Ce contenu a été publié le 28 mars 2001 minutes

Il faut dire qu'elles ont fort à faire. Cette campagne a été lancée par la coalition sud-africaine Jubilee 2000 en Afrique du Sud - qui regroupe les organisations non gouvernementales, les principales Eglises chrétiennes du pays et le puissant syndicat Cosatu.

Neville Gabriel, secrétaire pour la justice économique à la Conférence des évêques catholiques d'Afrique du Sud, vient de rentrer chez lui après avoir mené campagne en Suisse du 8 au 26 mars.

«Les profits extorqués grâce à la répression doivent être rétrocédés aux victimes sous forme de réparation, avait lancé Neville Gabriel, lors de son passage à Fribourg. Si c'est nécessaire, nous irons devant les tribunaux!».

L'UBS a joué un rôle central dans le rééchelonnement de la dette de l'Afrique du Sud en 1985 et dans l'octroi de crédits, en échange de livraisons d'or. La Suisse est ainsi devenue le deuxième créancier du régime d'apartheid qui avait accumulé une dette de 25,6 milliards de dollars en 1993.

Par ailleurs, Berne n'ayant jamais appliqué de sanctions économiques contre Pretoria, les entreprises helvétiques ont accru leurs investissements dans les années 80 et réalisé d'énormes profits aux pires années de la répression.

Jubilee 2000 demande, dès lors, une annulation de la dette et des dédommagements aux sociétés privées. Jusqu'à présent, celles-ci font le gros dos. Et les ONG sud-africaines envisagent d'aller en justice, notamment devant le Tribunal pénal international de La Haye.

Neville Gabriel estime qu'une procédure judiciaire a «des chances de réussir, car d'autres plaintes ont abouti en Allemagne pour le travail forcé et en Suisse pour l'or nazi et les fonds en déshérence. Il déplore toutefois le manque de coopération des banques et de l'industrie.

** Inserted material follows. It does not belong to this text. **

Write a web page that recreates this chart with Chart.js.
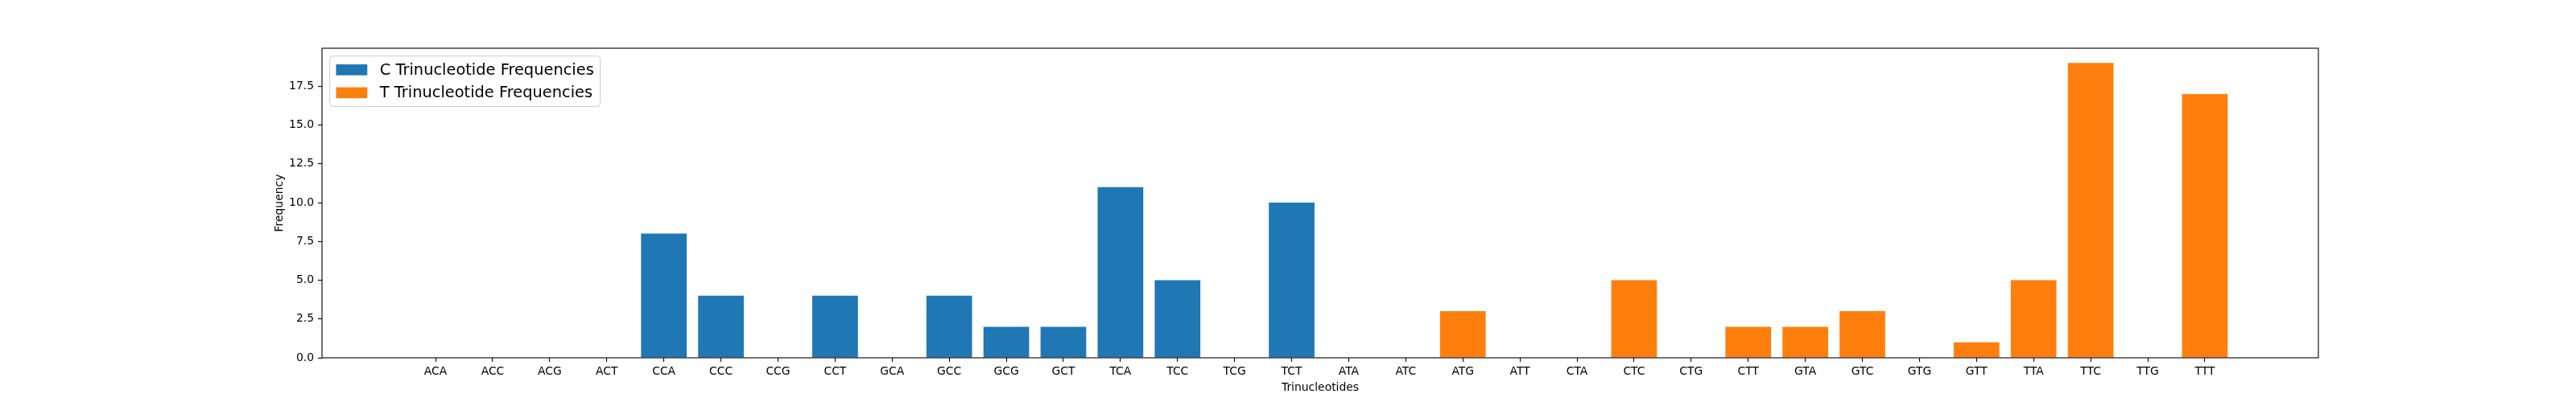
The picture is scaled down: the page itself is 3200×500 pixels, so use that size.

Les banques ont ainsi décliné l'invitation de Jubilé 2000 à débattre publiquement de la question, préférant des discussions privées. Elles ont également interdit l'accès de leurs archives aux chercheurs qui voudraient explorer en détail leur part de responsabilité, ajouté M. Gabriel.

Raison pour laquelle, Jubilee 2000 demande que le Fonds national de recherche scientifique, qui mène une enquête sur cette question, puisse avoir accès aux archives du secteur privé et de l'armée suisse.

De leur côté, les banques nient toute implication dans la survie du régime d'apartheid. Elles renvoient la balle dans le camp des autorités. L'Association suisse des banquiers (ASB) affirme s'être toujours conformée à la position officielle de la Suisse, qui ne s'est jamais associée aux sanctions économiques internationales à l'encontre de Pretoria.

Selon le porte-parole de l'ASB, il n'y a aucun lien entre l'apartheid et les crédits accordés aux autorités sud-africaines. Au contraire, ces prêts ont contribué à la modernisation de l'économie et à l'amélioration des infrastructures du pays, ce qui a permis d'élever le niveau de vie de la population.

Quant à la «dette odieuse» héritée de l'apartheid - et accusée de paralyser le développement du pays -, Pretoria n'en a jamais demandé l'allègement, rappelle l'ASB. Les banques participent, en revanche, à un fonds mis sur pied par l'industrie suisse pour soutenir des projets de formation «dans l'actuelle Afrique du Sud».

La Confédération a, quant à elle, offert au début 1997 une contribution de 500 000 francs pour la Commission Vérité et Réconciliation (TRC), chargée de faire la lumière sur les crimes de l'apartheid. Cet argent était destiné au fonds présidentiel chargé des réparations aux victimes.